**Task**
Retype exactly the lines below, beginning with the first and ending with the line where "import * as" appears.

**Collected material**
■ ■ ■ ■ ■ ■ ■

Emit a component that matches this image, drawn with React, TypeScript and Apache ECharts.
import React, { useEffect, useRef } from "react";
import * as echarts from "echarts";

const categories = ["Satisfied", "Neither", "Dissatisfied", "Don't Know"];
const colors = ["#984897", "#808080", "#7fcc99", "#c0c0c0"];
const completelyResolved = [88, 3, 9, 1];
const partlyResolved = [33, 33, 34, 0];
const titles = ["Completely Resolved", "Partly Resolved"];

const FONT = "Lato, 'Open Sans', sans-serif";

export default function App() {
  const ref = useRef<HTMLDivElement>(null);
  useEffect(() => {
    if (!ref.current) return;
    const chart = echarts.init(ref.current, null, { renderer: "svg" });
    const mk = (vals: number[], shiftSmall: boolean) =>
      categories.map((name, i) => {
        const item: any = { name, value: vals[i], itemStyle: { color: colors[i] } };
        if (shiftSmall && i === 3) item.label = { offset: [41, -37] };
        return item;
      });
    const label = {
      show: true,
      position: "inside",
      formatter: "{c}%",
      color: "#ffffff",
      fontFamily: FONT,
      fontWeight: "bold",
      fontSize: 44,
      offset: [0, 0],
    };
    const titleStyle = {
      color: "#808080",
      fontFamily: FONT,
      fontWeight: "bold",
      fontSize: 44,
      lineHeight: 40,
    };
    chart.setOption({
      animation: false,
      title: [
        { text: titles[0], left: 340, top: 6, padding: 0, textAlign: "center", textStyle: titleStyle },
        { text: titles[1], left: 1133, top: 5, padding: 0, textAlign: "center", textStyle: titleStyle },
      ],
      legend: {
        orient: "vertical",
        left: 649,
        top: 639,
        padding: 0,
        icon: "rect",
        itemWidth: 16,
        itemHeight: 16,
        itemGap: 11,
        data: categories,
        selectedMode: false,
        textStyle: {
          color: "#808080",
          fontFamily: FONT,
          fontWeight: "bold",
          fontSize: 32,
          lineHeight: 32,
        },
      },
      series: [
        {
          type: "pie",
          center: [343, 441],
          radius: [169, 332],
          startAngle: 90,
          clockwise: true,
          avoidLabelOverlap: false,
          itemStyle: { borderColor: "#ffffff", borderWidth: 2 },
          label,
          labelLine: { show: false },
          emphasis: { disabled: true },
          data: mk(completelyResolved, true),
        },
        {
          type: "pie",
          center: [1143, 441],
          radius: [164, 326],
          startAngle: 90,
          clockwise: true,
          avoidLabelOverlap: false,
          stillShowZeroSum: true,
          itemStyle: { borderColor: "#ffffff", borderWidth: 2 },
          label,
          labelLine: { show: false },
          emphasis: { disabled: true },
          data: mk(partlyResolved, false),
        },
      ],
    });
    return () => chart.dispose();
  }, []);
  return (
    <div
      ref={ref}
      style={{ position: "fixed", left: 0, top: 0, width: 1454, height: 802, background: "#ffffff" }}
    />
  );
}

■ ■ ■ ■ ■ ■ ■

**Output of the task**
Emit a component that matches this image, drawn with React, TypeScript and Apache ECharts.
import React, { useEffect, useRef } from "react";
import * as echarts from "echarts";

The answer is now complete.